Dispatch expands stations, staff
By DAVE CALDWELL, Staff Writer, dcaldwell@minotdailynews.comArticle Photos
The expansion of Minot Central Dispatch might be just a bit of a misnomer, as the physical room where the dispatchers are located at the Minot Police Department is not actually growing.
But then again, it is.
Currently, with the larger, older, bulkier equipment and furniture in place, there is room for only three workstations, meaning only three dispatchers can be on duty at one time.
"We do need more room, but we're going from three to five (workstations)," said Capt. Steve Kukowski, the department's support commander. "With three, that's all we can handle right now. Sometimes the workload requires more than that.
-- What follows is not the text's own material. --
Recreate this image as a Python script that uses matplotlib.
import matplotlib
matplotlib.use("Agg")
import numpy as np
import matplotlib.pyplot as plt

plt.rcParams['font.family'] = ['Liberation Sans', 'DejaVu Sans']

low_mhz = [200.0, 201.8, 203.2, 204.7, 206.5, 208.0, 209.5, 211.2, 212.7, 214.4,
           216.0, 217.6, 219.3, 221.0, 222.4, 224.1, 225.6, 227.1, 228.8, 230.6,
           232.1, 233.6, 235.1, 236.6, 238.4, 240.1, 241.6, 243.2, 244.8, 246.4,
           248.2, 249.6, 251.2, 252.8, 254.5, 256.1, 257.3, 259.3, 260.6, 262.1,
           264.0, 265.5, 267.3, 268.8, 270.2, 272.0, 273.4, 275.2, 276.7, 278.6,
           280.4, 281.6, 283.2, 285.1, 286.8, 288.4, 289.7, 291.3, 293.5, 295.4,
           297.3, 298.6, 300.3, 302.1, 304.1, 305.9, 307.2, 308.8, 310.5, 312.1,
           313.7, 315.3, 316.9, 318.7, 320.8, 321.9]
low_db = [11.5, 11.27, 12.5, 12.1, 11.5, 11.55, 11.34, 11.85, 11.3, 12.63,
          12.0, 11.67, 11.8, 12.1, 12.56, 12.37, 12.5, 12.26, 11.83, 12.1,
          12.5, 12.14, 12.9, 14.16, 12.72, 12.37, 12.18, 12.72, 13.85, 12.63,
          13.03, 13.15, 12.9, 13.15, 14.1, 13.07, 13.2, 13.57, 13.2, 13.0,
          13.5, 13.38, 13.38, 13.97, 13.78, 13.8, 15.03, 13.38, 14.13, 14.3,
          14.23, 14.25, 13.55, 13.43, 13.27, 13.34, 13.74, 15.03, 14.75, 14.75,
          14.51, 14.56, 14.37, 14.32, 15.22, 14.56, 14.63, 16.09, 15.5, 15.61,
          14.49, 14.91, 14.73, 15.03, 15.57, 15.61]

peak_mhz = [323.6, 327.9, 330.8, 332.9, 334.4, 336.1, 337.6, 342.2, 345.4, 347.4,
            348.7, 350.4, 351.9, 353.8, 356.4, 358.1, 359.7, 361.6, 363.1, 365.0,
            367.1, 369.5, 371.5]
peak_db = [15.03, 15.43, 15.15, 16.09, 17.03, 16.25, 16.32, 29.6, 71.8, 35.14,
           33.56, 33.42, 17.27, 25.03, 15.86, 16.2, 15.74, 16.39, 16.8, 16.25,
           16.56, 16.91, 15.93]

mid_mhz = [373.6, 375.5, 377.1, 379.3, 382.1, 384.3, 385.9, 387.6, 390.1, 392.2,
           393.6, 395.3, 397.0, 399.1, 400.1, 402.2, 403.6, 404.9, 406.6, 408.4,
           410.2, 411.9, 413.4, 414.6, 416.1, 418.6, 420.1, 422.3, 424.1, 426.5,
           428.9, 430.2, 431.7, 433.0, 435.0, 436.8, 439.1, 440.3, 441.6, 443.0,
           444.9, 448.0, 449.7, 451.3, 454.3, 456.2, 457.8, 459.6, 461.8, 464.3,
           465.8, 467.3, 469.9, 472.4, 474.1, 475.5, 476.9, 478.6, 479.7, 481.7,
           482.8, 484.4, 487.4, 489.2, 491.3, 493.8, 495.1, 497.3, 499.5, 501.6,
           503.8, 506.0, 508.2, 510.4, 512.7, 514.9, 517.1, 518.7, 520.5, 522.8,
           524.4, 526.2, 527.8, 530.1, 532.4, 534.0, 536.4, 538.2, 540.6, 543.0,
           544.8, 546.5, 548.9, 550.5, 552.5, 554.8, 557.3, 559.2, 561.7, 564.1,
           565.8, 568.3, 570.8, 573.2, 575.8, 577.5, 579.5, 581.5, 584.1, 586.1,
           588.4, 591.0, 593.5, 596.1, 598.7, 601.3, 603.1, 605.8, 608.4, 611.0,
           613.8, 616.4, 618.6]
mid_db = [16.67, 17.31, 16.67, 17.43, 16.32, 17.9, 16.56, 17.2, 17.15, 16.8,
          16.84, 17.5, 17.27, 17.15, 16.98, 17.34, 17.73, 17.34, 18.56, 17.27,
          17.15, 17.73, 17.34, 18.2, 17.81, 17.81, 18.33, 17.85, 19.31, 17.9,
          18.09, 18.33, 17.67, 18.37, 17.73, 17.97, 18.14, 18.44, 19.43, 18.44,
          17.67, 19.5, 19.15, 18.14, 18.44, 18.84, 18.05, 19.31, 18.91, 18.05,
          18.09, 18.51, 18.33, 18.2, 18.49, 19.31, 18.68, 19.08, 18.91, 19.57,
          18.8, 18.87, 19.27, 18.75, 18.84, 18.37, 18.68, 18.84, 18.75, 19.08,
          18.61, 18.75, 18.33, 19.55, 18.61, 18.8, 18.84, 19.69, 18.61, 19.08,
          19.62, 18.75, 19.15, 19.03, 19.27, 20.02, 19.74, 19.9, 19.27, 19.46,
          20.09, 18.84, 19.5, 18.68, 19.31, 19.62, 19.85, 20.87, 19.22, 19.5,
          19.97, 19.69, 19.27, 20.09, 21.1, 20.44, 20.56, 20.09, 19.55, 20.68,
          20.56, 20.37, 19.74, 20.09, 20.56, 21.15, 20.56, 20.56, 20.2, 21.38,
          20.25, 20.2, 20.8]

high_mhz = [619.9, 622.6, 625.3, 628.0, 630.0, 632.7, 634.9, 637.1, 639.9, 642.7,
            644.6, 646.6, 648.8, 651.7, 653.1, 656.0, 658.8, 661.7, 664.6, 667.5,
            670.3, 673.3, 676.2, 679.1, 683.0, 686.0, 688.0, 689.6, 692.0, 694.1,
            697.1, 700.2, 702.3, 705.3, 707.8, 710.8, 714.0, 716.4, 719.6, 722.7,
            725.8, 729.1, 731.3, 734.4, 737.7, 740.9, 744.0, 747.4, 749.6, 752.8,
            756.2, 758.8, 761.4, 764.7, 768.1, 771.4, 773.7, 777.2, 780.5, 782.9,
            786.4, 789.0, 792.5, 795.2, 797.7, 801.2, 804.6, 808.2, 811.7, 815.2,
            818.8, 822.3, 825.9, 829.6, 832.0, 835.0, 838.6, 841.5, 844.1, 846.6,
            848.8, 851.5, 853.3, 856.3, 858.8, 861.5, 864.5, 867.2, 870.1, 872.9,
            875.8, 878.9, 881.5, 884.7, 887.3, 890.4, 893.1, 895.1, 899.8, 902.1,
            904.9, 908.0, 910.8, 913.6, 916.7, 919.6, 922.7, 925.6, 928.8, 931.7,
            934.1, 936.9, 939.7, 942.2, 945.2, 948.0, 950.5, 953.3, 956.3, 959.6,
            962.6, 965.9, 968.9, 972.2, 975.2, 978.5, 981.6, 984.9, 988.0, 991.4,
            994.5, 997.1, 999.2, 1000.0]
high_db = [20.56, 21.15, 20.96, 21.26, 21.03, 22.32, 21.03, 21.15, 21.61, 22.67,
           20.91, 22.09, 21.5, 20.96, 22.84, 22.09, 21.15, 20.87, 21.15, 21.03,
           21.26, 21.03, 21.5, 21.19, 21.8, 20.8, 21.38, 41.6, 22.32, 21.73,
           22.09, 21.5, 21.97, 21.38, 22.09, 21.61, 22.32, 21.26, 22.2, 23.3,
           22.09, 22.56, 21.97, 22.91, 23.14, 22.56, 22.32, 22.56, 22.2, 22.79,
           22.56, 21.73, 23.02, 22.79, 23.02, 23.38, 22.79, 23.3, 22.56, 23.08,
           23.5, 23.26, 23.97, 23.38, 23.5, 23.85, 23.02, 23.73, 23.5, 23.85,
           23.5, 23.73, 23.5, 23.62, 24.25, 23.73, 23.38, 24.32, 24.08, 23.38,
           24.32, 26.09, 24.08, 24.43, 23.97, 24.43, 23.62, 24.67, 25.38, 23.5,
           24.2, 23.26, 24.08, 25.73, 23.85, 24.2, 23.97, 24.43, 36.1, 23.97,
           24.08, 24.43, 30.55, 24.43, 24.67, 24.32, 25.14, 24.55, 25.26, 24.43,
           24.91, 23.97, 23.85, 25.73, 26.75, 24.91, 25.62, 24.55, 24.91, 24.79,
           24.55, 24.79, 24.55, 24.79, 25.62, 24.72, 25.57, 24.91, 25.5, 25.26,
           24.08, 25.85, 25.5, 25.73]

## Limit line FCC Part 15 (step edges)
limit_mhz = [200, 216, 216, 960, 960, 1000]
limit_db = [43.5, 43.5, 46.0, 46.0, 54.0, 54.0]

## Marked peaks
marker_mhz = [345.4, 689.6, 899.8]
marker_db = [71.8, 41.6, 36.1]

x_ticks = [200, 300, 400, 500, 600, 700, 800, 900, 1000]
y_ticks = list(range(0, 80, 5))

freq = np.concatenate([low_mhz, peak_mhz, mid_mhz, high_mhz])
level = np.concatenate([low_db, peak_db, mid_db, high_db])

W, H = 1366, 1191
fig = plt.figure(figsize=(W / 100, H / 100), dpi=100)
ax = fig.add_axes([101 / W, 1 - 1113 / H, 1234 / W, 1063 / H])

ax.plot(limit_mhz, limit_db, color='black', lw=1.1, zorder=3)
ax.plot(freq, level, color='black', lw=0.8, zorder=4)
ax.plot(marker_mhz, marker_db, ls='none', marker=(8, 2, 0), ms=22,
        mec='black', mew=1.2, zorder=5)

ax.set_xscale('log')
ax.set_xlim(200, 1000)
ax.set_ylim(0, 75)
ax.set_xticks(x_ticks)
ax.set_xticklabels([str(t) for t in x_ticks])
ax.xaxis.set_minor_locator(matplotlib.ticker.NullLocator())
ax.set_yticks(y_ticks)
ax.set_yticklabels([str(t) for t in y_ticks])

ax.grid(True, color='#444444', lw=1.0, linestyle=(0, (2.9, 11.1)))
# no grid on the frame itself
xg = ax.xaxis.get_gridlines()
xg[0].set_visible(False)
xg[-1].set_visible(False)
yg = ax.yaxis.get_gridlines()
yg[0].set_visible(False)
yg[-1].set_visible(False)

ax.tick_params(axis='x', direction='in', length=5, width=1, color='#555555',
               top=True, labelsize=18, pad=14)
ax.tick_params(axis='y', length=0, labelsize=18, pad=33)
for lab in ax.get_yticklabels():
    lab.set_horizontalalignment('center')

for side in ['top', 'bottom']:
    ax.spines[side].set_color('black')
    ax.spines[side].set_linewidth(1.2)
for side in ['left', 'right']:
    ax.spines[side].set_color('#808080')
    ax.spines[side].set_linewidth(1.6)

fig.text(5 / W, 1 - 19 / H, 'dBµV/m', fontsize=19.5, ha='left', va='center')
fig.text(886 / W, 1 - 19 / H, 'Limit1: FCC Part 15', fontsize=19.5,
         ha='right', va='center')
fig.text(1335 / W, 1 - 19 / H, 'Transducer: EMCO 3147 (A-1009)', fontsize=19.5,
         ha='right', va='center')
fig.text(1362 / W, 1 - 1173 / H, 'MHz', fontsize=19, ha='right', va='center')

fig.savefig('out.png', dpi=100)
So adding a fourth one will help and a fifth will be great with the expansion."
Capt. Al Hanson, the department's operations commander, said that four workstations will be located in the same general area, while the fifth will be nearby, designed to be used by the Public Safety Answering Point Manager a civilian supervisor who will likely be hired in the coming months. The PSAP manager will be able to manage day-to-day operations in addition to being able to man an actual dispatch station from that same desk in time of need. The PSAP manager position is still awaiting approval by the city's civil service department and will hopefully be advertised in the next 30 to 60 days, according to Hanson. The county commission has already voted to allocate $60,000 per year to fund the position.
"We have a good staff now in dispatch," Kukowski said. "And it's a full staff. That's why we're looking at this manager. With 12 employees working 365 days a year, 24 hours a day, there's a lot of scheduling things. We're not here all the time, so they need to have a chain of command so they can get their schedules worked out so that the community is taken care of."
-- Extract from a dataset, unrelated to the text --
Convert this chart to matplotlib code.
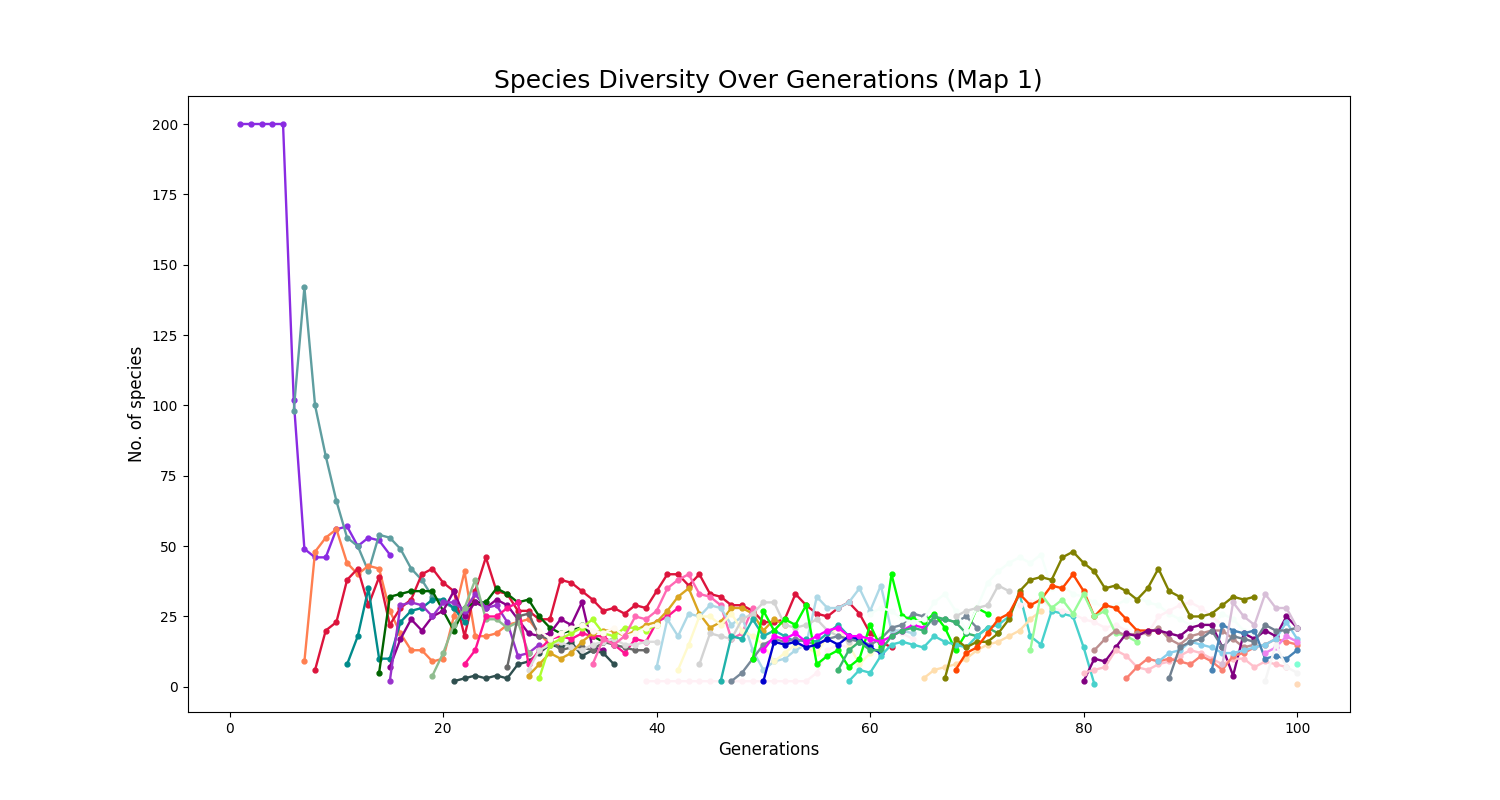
#!/usr/bin/env python

import matplotlib
matplotlib.use('Agg')
import matplotlib.pyplot as plt

# data: each species is (first generation, no. of species per generation)
founder = [200, 200, 200, 200, 200, 102, 49, 46, 46, 56, 57, 50, 53, 52, 47]
cadet = [98, 142, 100, 82, 66, 53, 50, 41, 54, 53, 49, 42, 38, 32, 30, 28, 26]
coral = [9, 48, 53, 56, 44, 40, 43, 42, 27, 19, 13, 13, 9, 10, 25, 41, 18, 18, 19, 22, 23, 24, 19, 15, 15]
crimson = [6, 20, 23, 38, 42, 29, 39, 22, 28, 31, 40, 42, 37, 34, 18, 34, 46, 34, 33, 27, 27, 24, 24, 38, 37,
           34, 31, 27, 28, 26, 29, 28, 34, 40, 40, 36, 40, 33, 32, 29, 29, 27, 23, 23, 24, 33, 29, 26, 25, 28,
           30, 26, 19, 16, 14]
teal = [8, 18, 35, 10, 10, 23, 27, 28, 31, 31, 28, 23]
darkgreen = [5, 32, 33, 34, 34, 34, 27, 20, 28, 30, 30, 35, 33, 30, 31, 25, 21, 19, 20, 22, 18, 16, 17]
purple = [7, 17, 24, 20, 25, 27, 34, 25, 30, 28, 31, 29, 24, 19, 18, 19, 24, 22, 30, 14, 13]
orchid = [2, 29, 30, 29, 25, 30, 30, 27, 33, 28, 29, 23, 11, 12, 15]
seagreen_pale = [4, 12, 22, 28, 38, 24, 24, 21, 23, 12]
slate_dark = [2, 3, 4, 3, 4, 3, 8, 9, 12, 15, 14, 16, 11, 13, 12, 8]
deeppink = [8, 13, 25, 25, 28, 30, 8, 13, 17, 18, 17, 19, 18, 18, 15, 12, 17, 16, 23, 25, 28]
dimgray = [7, 25, 26, 18, 17, 13, 14, 14, 13, 16, 15, 14, 13, 13]
silver_a = [6, 13, 15, 16, 14, 13, 15, 16, 17, 15, 15, 16, 16]
goldenrod = [4, 8, 12, 10, 12, 16, 19, 20, 20, 18, 20, 22, 23, 27, 32, 35, 26, 21, 23, 28, 28, 26, 20, 24, 22]
greenyellow = [3, 15, 17, 19, 21, 24, 19, 18, 21, 21, 20, 22]
floral = [20, 17, 19, 21, 22, 20, 19, 21, 18, 19, 21, 22]
hotpink = [8, 17, 15, 18, 25, 24, 27, 35, 38, 40, 33, 32, 29, 17, 19, 28]
blush = [2, 2, 2, 2, 2, 2, 2, 2, 2, 2, 2, 2, 2, 2, 2, 2, 5, 13, 15, 14, 16, 17, 18, 20, 19, 17]
lightblue = [7, 24, 18, 26, 25, 29, 28, 22, 25, 13, 6, 9, 10, 13, 15, 32, 28, 28, 30, 35, 27, 36, 20, 20, 19]
chiffon = [6, 15, 25, 25, 22, 26, 20, 18, 15, 9, 12, 15, 14, 12, 18, 21, 15, 8, 12, 14]
silver_b = [8, 19, 18, 17, 24, 26, 30, 30, 22, 21, 22, 24, 20, 18, 16]
lightsea = [2, 18, 17, 24, 18, 20, 18, 16, 17, 16, 19, 22, 18, 16, 15]
slategray = [2, 5, 10, 15, 17, 16, 17, 16, 15, 17, 18, 17, 16, 15, 17, 21, 22, 26, 25, 23, 24, 23, 25, 21]
lime = [10, 27, 20, 24, 22, 29, 8, 11, 13, 7, 10, 22, 14, 40, 25, 24, 23, 26, 21, 13, 19, 28, 26]
blue = [2, 16, 15, 16, 14, 15, 17, 15, 18, 17, 14, 12]
magenta = [13, 18, 17, 19, 16, 18, 20, 21, 18, 18, 17, 16, 18, 20, 22, 21]
seagreen = [6, 13, 16, 13, 13, 18, 20, 21, 20, 25, 24, 23, 19, 18, 21, 19]
turquoise = [2, 6, 5, 11, 15, 16, 15, 14, 18, 16, 15, 14, 18, 21, 22, 25, 33, 18, 15, 27, 26, 25, 14, 1]
peach = [3, 6, 7, 8, 10, 13, 15, 16, 18, 20, 24, 27]
mint = [26, 28, 27, 24, 23, 24, 30, 33, 27, 20, 28, 37, 41, 44, 46, 44, 47, 35, 36, 33, 32, 30, 28, 29, 31,
        32, 30, 29, 26, 24, 22, 24, 21, 26, 24, 20, 18]
gray_late = [25, 27, 28, 29, 36, 34]
blush_late = [29, 30, 31, 28, 27, 26, 24, 23, 21, 22, 20, 18, 19, 25, 27, 29, 30, 28, 25, 22]
olive = [3, 17, 14, 16, 16, 19, 24, 34, 38, 39, 38, 46, 48, 44, 41, 35, 36, 34, 31, 35, 42, 34, 32, 25, 25,
         26, 29, 32, 31, 32]
orangered = [6, 12, 14, 19, 24, 26, 33, 29, 31, 36, 35, 40, 34, 25, 29, 28, 24, 20, 20, 20]
lightgreen = [13, 33, 28, 31, 26, 33, 25, 27, 19, 18, 16]
rosy = [13, 17, 20, 18, 19, 19, 21, 17, 15, 18, 19, 20, 20, 17, 14, 15]
purple_late = [2, 10, 9, 14, 19, 18, 20, 20, 19, 18, 21, 22, 22, 14, 4, 19, 17, 20, 18, 25, 21]
pink = [5, 6, 7, 13, 11, 7, 6, 8, 9, 11, 13, 12, 10, 8, 10, 10, 7, 9, 8, 7]
salmon = [3, 7, 10, 9, 10, 9, 8, 11, 9, 6, 11, 12, 14, 15, 17, 16, 15]
skyblue = [9, 12, 13, 16, 15, 14, 12, 12, 13, 14, 15, 17, 23, 17]
slategray_late = [3, 14, 16, 17, 20, 14, 18, 17, 16, 22, 20, 20, 21]
steelblue = [6, 22, 20, 19, 20, 10, 11, 10, 13]
thistle = [8, 30, 25, 22, 33, 28, 28, 21]
violet = [12, 14, 18, 16]
smoke = [2, 15, 7, 5]
aqua_last = [8]
peach_last = [1]

# order matters, later species are drawn on top
species = [
    (1, founder, 'blueviolet'), (6, cadet, 'cadetblue'), (7, coral, 'coral'), (8, crimson, 'crimson'),
    (11, teal, 'darkcyan'), (14, darkgreen, 'darkgreen'), (15, purple, 'darkmagenta'),
    (15, orchid, 'darkorchid'), (19, seagreen_pale, 'darkseagreen'), (21, slate_dark, 'darkslategray'),
    (22, deeppink, 'deeppink'), (26, dimgray, 'dimgray'), (28, silver_a, 'gainsboro'),
    (28, goldenrod, 'goldenrod'), (29, greenyellow, 'greenyellow'), (29, floral, 'floralwhite'),
    (34, hotpink, 'hotpink'), (39, blush, 'lavenderblush'), (40, lightblue, 'lightblue'),
    (42, chiffon, 'lemonchiffon'), (44, silver_b, 'lightgray'), (46, lightsea, 'lightseagreen'),
    (47, slategray, 'lightslategray'), (49, lime, 'lime'), (50, blue, 'mediumblue'),
    (50, magenta, 'magenta'), (57, seagreen, 'mediumseagreen'), (58, turquoise, 'mediumturquoise'),
    (60, mint, 'mintcream'), (65, peach, 'navajowhite'), (68, gray_late, 'lightgray'),
    (74, blush_late, 'lavenderblush'), (67, olive, 'olive'),
    (68, orangered, 'orangered'), (75, lightgreen, 'palegreen'), (81, rosy, 'rosybrown'),
    (80, purple_late, 'purple'), (80, pink, 'pink'),
    (84, salmon, 'salmon'), (87, skyblue, 'skyblue'), (88, slategray_late, 'slategray'),
    (92, steelblue, 'steelblue'), (93, thistle, 'thistle'), (97, violet, 'violet'),
    (97, smoke, 'whitesmoke'), (100, aqua_last, 'aquamarine'), (100, peach_last, 'peachpuff'),
]

fig, ax = plt.subplots(figsize=(15, 8))

for start, values, color in species:
    gens = list(range(start, start + len(values)))
    ax.plot(gens, values, '-o', color=color, linewidth=1.7, markersize=3.5)

ax.set_title('Species Diversity Over Generations (Map 1)', fontsize=18)
ax.set_xlabel('Generations', fontsize=12)
ax.set_ylabel('No. of species', fontsize=12)

fig.savefig('out.png', dpi=100)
"The new furniture will be ergonomically correct as well," Hanson said. "So if you want to sit at the station, you can. If you want to stand, it will actually move up to a height that you can stand and work at your workstation.
"The dispatchers did have a lot of input in how they wanted that to sit."
After all, keeping the dispatchers comfortable might be the biggest key in the whole process. They are the people who make the things happen that society takes for granted every day. They make the fire truck come when there's smoke, they send police and ambulance when they get a report of a bad automobile accident.
"It's often been described as 95 percent calm and 5 percent sheer panic," Hanson said. "That's kind of the way the room is you've got to be that type of person that you can throw a switch. You'll be sitting there doing your normal thing and all of the sudden all hell breaks loose, and you've got to go into panic mode and deal with it.
"Not that you're panicking you're being professional and things are getting done and everything gets done but then you kick back into the, 'OK, everything's fine, nothing happened' mode. That's the way it has to be."
Kukowski, Hanson and White all agreed emphatically that unlike in the earlier days of just phone calls to the station, the job is now so specialized that it is no more likely that an officer could do a dispatcher's job than it is that a dispatcher could take a patrol car out and do an officer's job.
"It can't be just a body filling the spot," Kukowski added. "We can't take a patrolman and stick him in there, and tell them, 'you're going to be a dispatcher' like we did when we started. It's way too sophisticated and complicated for that. You need to have somebody who knows how to operate every piece of equipment very efficiently and accurately.
"They're like a tactical team. They're their own unit, and they operate independently within themselves."